**INSTRUCTIONS FOR THE TASK**
Set the listing down unchanged, minus every embedded image.

**STORED DATA**
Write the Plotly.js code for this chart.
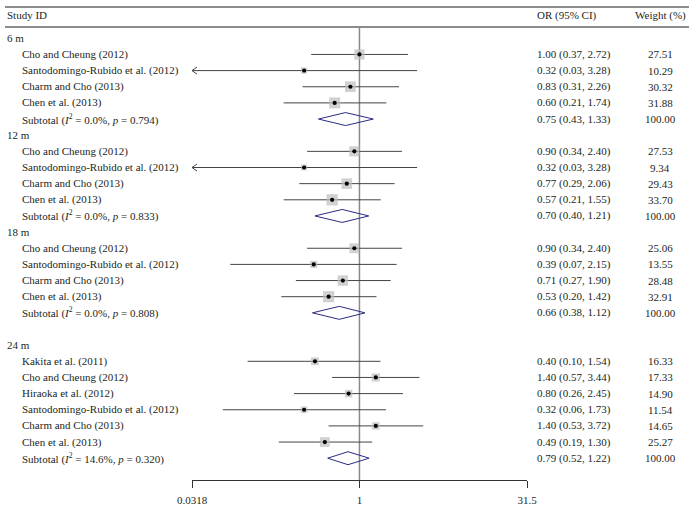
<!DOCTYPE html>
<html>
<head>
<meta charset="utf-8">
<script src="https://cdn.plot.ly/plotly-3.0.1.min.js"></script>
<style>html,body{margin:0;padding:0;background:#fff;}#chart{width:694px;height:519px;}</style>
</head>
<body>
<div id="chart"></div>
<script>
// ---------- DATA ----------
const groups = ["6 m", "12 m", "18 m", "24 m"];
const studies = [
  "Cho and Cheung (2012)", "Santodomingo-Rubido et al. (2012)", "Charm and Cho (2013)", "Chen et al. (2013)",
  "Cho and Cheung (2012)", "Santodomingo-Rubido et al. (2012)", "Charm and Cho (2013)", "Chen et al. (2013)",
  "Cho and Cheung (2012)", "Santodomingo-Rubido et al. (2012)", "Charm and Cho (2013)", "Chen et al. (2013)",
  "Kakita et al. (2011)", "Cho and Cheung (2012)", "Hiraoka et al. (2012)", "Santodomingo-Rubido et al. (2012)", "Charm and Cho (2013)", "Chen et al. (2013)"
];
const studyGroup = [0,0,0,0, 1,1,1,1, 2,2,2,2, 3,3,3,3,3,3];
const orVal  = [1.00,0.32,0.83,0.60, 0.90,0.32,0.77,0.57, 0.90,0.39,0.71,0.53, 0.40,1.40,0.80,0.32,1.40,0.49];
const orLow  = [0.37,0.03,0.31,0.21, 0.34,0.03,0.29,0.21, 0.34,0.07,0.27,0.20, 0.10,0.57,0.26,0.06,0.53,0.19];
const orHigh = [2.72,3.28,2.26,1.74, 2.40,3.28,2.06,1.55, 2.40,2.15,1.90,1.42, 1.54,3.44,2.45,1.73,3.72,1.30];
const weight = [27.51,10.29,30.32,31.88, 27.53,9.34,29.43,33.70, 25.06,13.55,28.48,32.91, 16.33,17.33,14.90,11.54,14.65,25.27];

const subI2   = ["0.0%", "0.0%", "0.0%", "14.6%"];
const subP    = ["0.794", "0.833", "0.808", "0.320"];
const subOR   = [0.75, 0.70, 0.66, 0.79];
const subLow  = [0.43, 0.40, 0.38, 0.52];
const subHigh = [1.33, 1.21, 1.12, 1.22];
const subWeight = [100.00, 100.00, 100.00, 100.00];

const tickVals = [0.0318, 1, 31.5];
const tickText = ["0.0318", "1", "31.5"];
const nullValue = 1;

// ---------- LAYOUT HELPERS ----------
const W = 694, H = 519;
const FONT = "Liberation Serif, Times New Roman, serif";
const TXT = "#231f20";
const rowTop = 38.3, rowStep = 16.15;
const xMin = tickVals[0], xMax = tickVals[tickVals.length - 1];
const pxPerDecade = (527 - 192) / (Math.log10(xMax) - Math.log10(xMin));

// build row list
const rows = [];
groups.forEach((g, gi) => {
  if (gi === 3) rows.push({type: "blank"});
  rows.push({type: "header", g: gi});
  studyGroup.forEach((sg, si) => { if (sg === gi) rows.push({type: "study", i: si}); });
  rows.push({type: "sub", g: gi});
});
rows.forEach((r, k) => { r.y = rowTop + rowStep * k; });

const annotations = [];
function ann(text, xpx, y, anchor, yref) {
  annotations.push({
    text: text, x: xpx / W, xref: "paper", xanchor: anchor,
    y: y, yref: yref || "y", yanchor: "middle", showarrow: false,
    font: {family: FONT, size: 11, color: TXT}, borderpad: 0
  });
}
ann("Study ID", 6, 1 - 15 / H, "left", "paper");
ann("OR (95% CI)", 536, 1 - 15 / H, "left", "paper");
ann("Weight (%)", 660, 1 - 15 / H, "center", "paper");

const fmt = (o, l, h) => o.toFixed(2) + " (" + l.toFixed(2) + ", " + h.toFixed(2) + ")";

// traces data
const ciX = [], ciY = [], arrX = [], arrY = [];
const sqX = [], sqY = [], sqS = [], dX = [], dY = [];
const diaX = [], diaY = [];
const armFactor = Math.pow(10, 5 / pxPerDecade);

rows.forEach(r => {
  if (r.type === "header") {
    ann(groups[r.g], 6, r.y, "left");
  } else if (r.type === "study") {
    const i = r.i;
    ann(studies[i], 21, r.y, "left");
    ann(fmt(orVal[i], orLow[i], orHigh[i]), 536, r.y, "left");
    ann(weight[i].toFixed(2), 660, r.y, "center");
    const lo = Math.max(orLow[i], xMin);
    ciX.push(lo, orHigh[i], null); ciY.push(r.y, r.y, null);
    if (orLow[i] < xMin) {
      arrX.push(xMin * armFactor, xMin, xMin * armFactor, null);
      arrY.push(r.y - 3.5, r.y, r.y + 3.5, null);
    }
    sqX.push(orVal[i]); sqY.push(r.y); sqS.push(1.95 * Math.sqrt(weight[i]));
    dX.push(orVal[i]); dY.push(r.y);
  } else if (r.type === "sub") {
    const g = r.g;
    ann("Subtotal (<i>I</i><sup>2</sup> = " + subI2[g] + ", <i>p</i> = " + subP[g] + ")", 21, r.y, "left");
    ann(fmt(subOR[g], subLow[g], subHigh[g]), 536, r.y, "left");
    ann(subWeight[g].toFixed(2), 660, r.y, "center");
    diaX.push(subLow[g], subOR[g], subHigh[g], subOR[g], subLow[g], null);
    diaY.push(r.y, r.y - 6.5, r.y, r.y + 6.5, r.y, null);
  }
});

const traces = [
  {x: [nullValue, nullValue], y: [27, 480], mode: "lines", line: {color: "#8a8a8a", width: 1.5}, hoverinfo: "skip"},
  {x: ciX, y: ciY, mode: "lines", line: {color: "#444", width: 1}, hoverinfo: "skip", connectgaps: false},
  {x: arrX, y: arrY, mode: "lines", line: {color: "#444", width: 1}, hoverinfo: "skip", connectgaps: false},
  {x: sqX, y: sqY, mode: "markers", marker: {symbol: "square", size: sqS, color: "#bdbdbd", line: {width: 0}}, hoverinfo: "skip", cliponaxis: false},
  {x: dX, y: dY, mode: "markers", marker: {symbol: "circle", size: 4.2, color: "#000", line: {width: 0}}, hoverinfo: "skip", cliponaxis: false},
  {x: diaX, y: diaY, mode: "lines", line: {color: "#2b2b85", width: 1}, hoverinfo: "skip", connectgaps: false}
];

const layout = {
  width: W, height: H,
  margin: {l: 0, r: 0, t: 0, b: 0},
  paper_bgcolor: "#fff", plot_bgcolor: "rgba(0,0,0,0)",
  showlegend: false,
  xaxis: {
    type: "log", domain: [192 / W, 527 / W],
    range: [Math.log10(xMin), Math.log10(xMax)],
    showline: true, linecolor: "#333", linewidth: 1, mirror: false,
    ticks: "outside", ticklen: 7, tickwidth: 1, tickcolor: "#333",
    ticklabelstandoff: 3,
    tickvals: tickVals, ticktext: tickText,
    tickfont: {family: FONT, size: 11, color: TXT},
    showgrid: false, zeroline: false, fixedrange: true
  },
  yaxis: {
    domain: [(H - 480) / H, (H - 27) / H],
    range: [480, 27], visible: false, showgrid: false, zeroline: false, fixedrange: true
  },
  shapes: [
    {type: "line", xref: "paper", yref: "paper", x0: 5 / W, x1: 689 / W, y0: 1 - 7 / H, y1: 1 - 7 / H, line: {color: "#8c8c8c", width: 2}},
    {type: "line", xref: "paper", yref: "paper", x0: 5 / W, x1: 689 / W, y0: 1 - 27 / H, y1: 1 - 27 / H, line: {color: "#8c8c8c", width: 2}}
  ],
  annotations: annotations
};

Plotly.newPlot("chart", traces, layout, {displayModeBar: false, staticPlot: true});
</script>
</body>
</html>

**TASK RESULT**
Write the Plotly.js code for this chart.
<!DOCTYPE html>
<html>
<head>
<meta charset="utf-8">
<script src="https://cdn.plot.ly/plotly-3.0.1.min.js"></script>
<style>html,body{margin:0;padding:0;background:#fff;}#chart{width:694px;height:519px;}</style>
</head>
<body>
<div id="chart"></div>
<script>
// ---------- DATA ----------
const groups = ["6 m", "12 m", "18 m", "24 m"];
const studies = [
  "Cho and Cheung (2012)", "Santodomingo-Rubido et al. (2012)", "Charm and Cho (2013)", "Chen et al. (2013)",
  "Cho and Cheung (2012)", "Santodomingo-Rubido et al. (2012)", "Charm and Cho (2013)", "Chen et al. (2013)",
  "Cho and Cheung (2012)", "Santodomingo-Rubido et al. (2012)", "Charm and Cho (2013)", "Chen et al. (2013)",
  "Kakita et al. (2011)", "Cho and Cheung (2012)", "Hiraoka et al. (2012)", "Santodomingo-Rubido et al. (2012)", "Charm and Cho (2013)", "Chen et al. (2013)"
];
const studyGroup = [0,0,0,0, 1,1,1,1, 2,2,2,2, 3,3,3,3,3,3];
const orVal  = [1.00,0.32,0.83,0.60, 0.90,0.32,0.77,0.57, 0.90,0.39,0.71,0.53, 0.40,1.40,0.80,0.32,1.40,0.49];
const orLow  = [0.37,0.03,0.31,0.21, 0.34,0.03,0.29,0.21, 0.34,0.07,0.27,0.20, 0.10,0.57,0.26,0.06,0.53,0.19];
const orHigh = [2.72,3.28,2.26,1.74, 2.40,3.28,2.06,1.55, 2.40,2.15,1.90,1.42, 1.54,3.44,2.45,1.73,3.72,1.30];
const weight = [27.51,10.29,30.32,31.88, 27.53,9.34,29.43,33.70, 25.06,13.55,28.48,32.91, 16.33,17.33,14.90,11.54,14.65,25.27];

const subI2   = ["0.0%", "0.0%", "0.0%", "14.6%"];
const subP    = ["0.794", "0.833", "0.808", "0.320"];
const subOR   = [0.75, 0.70, 0.66, 0.79];
const subLow  = [0.43, 0.40, 0.38, 0.52];
const subHigh = [1.33, 1.21, 1.12, 1.22];
const subWeight = [100.00, 100.00, 100.00, 100.00];

const tickVals = [0.0318, 1, 31.5];
const tickText = ["0.0318", "1", "31.5"];
const nullValue = 1;

// ---------- LAYOUT HELPERS ----------
const W = 694, H = 519;
const FONT = "Liberation Serif, Times New Roman, serif";
const TXT = "#231f20";
const rowTop = 38.3, rowStep = 16.15;
const xMin = tickVals[0], xMax = tickVals[tickVals.length - 1];
const pxPerDecade = (527 - 192) / (Math.log10(xMax) - Math.log10(xMin));

// build row list
const rows = [];
groups.forEach((g, gi) => {
  if (gi === 3) rows.push({type: "blank"});
  rows.push({type: "header", g: gi});
  studyGroup.forEach((sg, si) => { if (sg === gi) rows.push({type: "study", i: si}); });
  rows.push({type: "sub", g: gi});
});
rows.forEach((r, k) => { r.y = rowTop + rowStep * k; });

const annotations = [];
function ann(text, xpx, y, anchor, yref) {
  annotations.push({
    text: text, x: xpx / W, xref: "paper", xanchor: anchor,
    y: y, yref: yref || "y", yanchor: "middle", showarrow: false,
    font: {family: FONT, size: 11, color: TXT}, borderpad: 0
  });
}
ann("Study ID", 6, 1 - 15 / H, "left", "paper");
ann("OR (95% CI)", 536, 1 - 15 / H, "left", "paper");
ann("Weight (%)", 660, 1 - 15 / H, "center", "paper");

const fmt = (o, l, h) => o.toFixed(2) + " (" + l.toFixed(2) + ", " + h.toFixed(2) + ")";

// traces data
const ciX = [], ciY = [], arrX = [], arrY = [];
const sqX = [], sqY = [], sqS = [], dX = [], dY = [];
const diaX = [], diaY = [];
const armFactor = Math.pow(10, 5 / pxPerDecade);

rows.forEach(r => {
  if (r.type === "header") {
    ann(groups[r.g], 6, r.y, "left");
  } else if (r.type === "study") {
    const i = r.i;
    ann(studies[i], 21, r.y, "left");
    ann(fmt(orVal[i], orLow[i], orHigh[i]), 536, r.y, "left");
    ann(weight[i].toFixed(2), 660, r.y, "center");
    const lo = Math.max(orLow[i], xMin);
    ciX.push(lo, orHigh[i], null); ciY.push(r.y, r.y, null);
    if (orLow[i] < xMin) {
      arrX.push(xMin * armFactor, xMin, xMin * armFactor, null);
      arrY.push(r.y - 3.5, r.y, r.y + 3.5, null);
    }
    sqX.push(orVal[i]); sqY.push(r.y); sqS.push(1.95 * Math.sqrt(weight[i]));
    dX.push(orVal[i]); dY.push(r.y);
  } else if (r.type === "sub") {
    const g = r.g;
    ann("Subtotal (<i>I</i><sup>2</sup> = " + subI2[g] + ", <i>p</i> = " + subP[g] + ")", 21, r.y, "left");
    ann(fmt(subOR[g], subLow[g], subHigh[g]), 536, r.y, "left");
    ann(subWeight[g].toFixed(2), 660, r.y, "center");
    diaX.push(subLow[g], subOR[g], subHigh[g], subOR[g], subLow[g], null);
    diaY.push(r.y, r.y - 6.5, r.y, r.y + 6.5, r.y, null);
  }
});

const traces = [
  {x: [nullValue, nullValue], y: [27, 480], mode: "lines", line: {color: "#8a8a8a", width: 1.5}, hoverinfo: "skip"},
  {x: ciX, y: ciY, mode: "lines", line: {color: "#444", width: 1}, hoverinfo: "skip", connectgaps: false},
  {x: arrX, y: arrY, mode: "lines", line: {color: "#444", width: 1}, hoverinfo: "skip", connectgaps: false},
  {x: sqX, y: sqY, mode: "markers", marker: {symbol: "square", size: sqS, color: "#bdbdbd", line: {width: 0}}, hoverinfo: "skip", cliponaxis: false},
  {x: dX, y: dY, mode: "markers", marker: {symbol: "circle", size: 4.2, color: "#000", line: {width: 0}}, hoverinfo: "skip", cliponaxis: false},
  {x: diaX, y: diaY, mode: "lines", line: {color: "#2b2b85", width: 1}, hoverinfo: "skip", connectgaps: false}
];

const layout = {
  width: W, height: H,
  margin: {l: 0, r: 0, t: 0, b: 0},
  paper_bgcolor: "#fff", plot_bgcolor: "rgba(0,0,0,0)",
  showlegend: false,
  xaxis: {
    type: "log", domain: [192 / W, 527 / W],
    range: [Math.log10(xMin), Math.log10(xMax)],
    showline: true, linecolor: "#333", linewidth: 1, mirror: false,
    ticks: "outside", ticklen: 7, tickwidth: 1, tickcolor: "#333",
    ticklabelstandoff: 3,
    tickvals: tickVals, ticktext: tickText,
    tickfont: {family: FONT, size: 11, color: TXT},
    showgrid: false, zeroline: false, fixedrange: true
  },
  yaxis: {
    domain: [(H - 480) / H, (H - 27) / H],
    range: [480, 27], visible: false, showgrid: false, zeroline: false, fixedrange: true
  },
  shapes: [
    {type: "line", xref: "paper", yref: "paper", x0: 5 / W, x1: 689 / W, y0: 1 - 7 / H, y1: 1 - 7 / H, line: {color: "#8c8c8c", width: 2}},
    {type: "line", xref: "paper", yref: "paper", x0: 5 / W, x1: 689 / W, y0: 1 - 27 / H, y1: 1 - 27 / H, line: {color: "#8c8c8c", width: 2}}
  ],
  annotations: annotations
};

Plotly.newPlot("chart", traces, layout, {displayModeBar: false, staticPlot: true});
</script>
</body>
</html>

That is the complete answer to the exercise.